Data warehouses are used by organizations to liberate their information assets –information that is otherwise trapped across a myriad of disparate operational systems. Organizations use data warehousing architectures to better understand their customers, improve marketing campaigns, enhance customer service, mitigate risk, and so on.
Controversy is the operative word when it comes to selecting data warehousing architecture. At times, it almost sounds like a religious debate as professionals argue about how to build, manage, and use data warehouses and data marts.
So, with all due respect, here is my version of truth. Needless to say, having designed a few multi-terabyte, multi-billion row data warehouses in my day, I’m passionate about this.
This is a warehouse (this picture is worth a 1,000 words). More specifically, a Wal-Mart warehouse located in the middle of nowhere on Interstate 15 between Las Vegas and Salt Lake City.
Warehouses are about strategic distribution. They are engineered to support three primary functions: (1) a receiving function; (2) a staging function; and, (3) a distribution function. Ideally, warehouses are strategically located, i.e., physically constructed in areas where expansion is economical, convenient and located in proximity to efficient distribution channels (think highways or railways). Warehouses are designed to support everchanging inventory requirements (e.g., from pet rocks to tandem bicycles). Their inventory is organized towards maximizing efficiency at scale (e.g., pallets and forklifts). And they are appropriately secured (e.g., protected by a fenced perimeter and a guardhouse which controls the arrival and departure of product).
Marts (picture this), on the other hand, are located and engineered to serve users. They are conveniently located and readily accessible (e.g., on site parking). Content is highly predictable – consumers know which marts have what product. Inventory is organized in a manner best suited to the products offered and customer expectations. This is why Starbucks, Kroger and Payless shoe stores all have unique and highly specific inventory models (picture this). Product is often presented in a manner designed specifically to drive consumption, and frequently optimized towards guiding consumers towards product with higher margins. Marts are secured according to the value of the content – that is why pharmacies are secured differently than 7-11’s.

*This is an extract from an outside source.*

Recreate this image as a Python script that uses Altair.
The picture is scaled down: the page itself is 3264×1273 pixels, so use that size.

Structure governs function. Production facilities, warehouses, and marts have different purposes. Therefore, each will structure inventory appropriately.

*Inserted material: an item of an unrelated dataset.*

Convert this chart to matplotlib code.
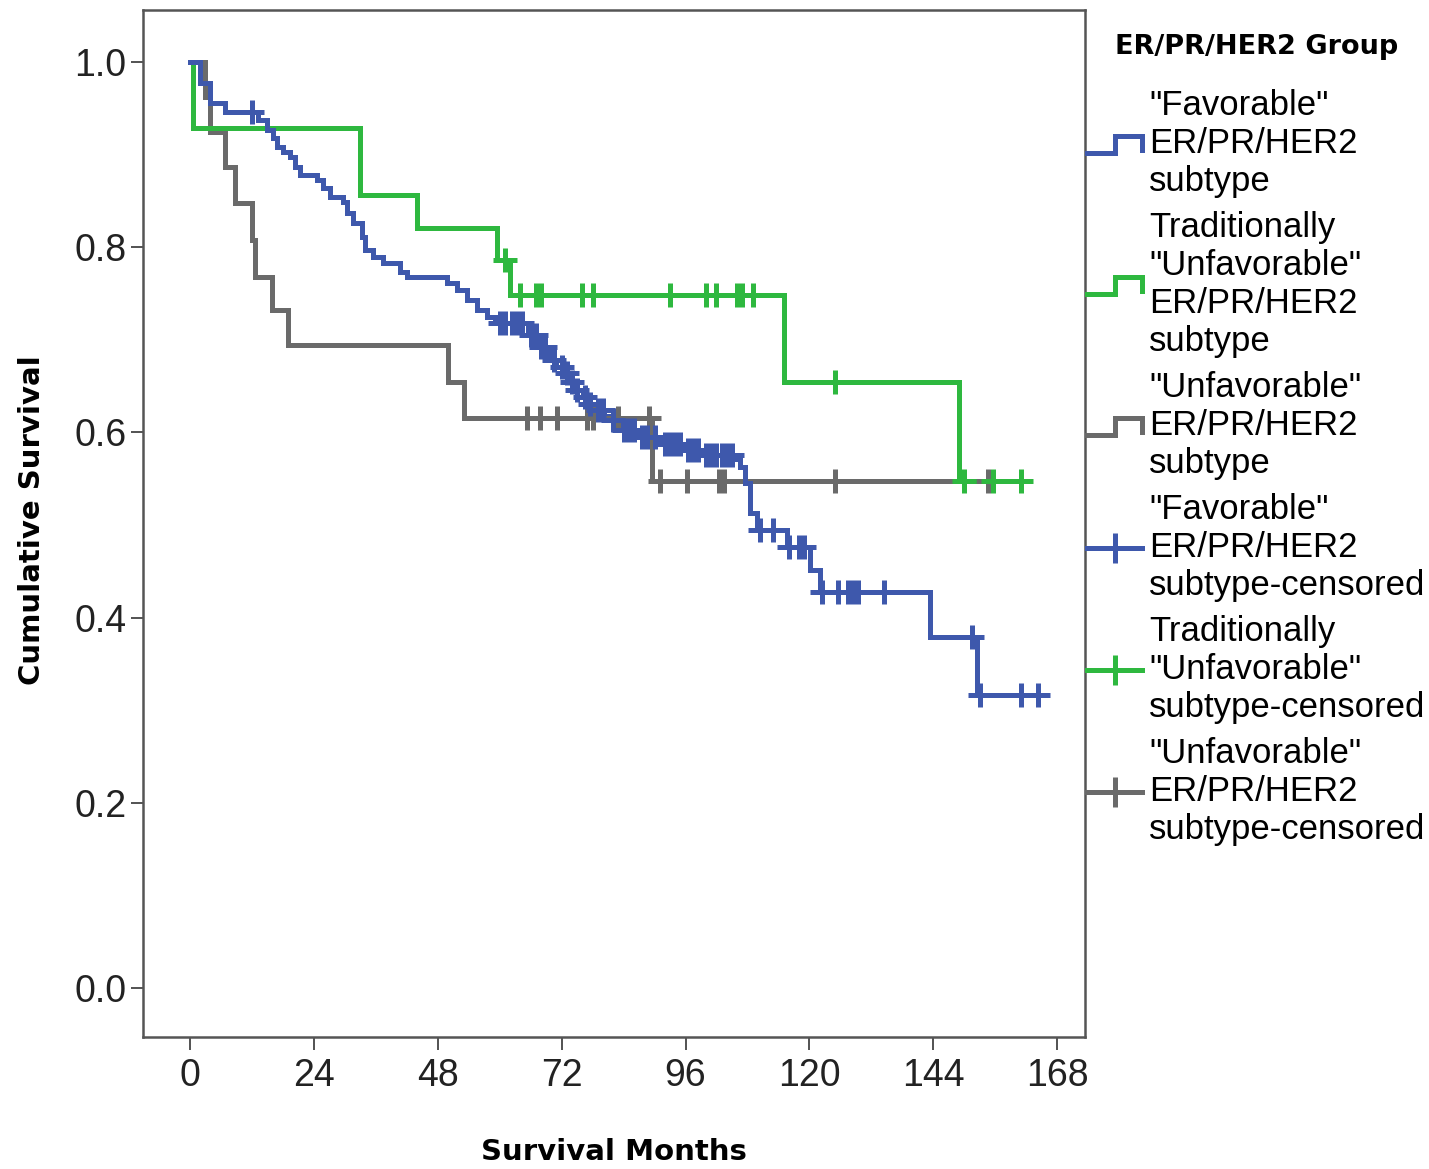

Question: When is a data warehouse not a warehouse?
Answer: When consumers are found running around the warehouse looking for size 10 shoes.
In my view, many data warehouses are really marketing-oriented data marts because they are engineered solely to serve a specific user mission (not strategic distribution). This is not to say these systems aren’t valuable. I just would not call them warehouses.
Let me suggest only building warehouses when some large number of distribution end points (marts) are envisioned in the future. Otherwise, a more efficient use of resources is to build a few specific marts without building a warehouse at all. Walmart would not have built that warehouse in the middle of nowhere without anticipating a myriad of storefronts (marts).
My “Two Cents” Technical Note: Star schemas don’t belong in the warehouse, but are well suited for certain types of data marts. And, if you are looking for a near real-time data warehouse, start by thinking about OLTP-like schemas (e.g., 3NF). The schemas used by data warehouses and data marts are critical to achieving scalability and sustainability.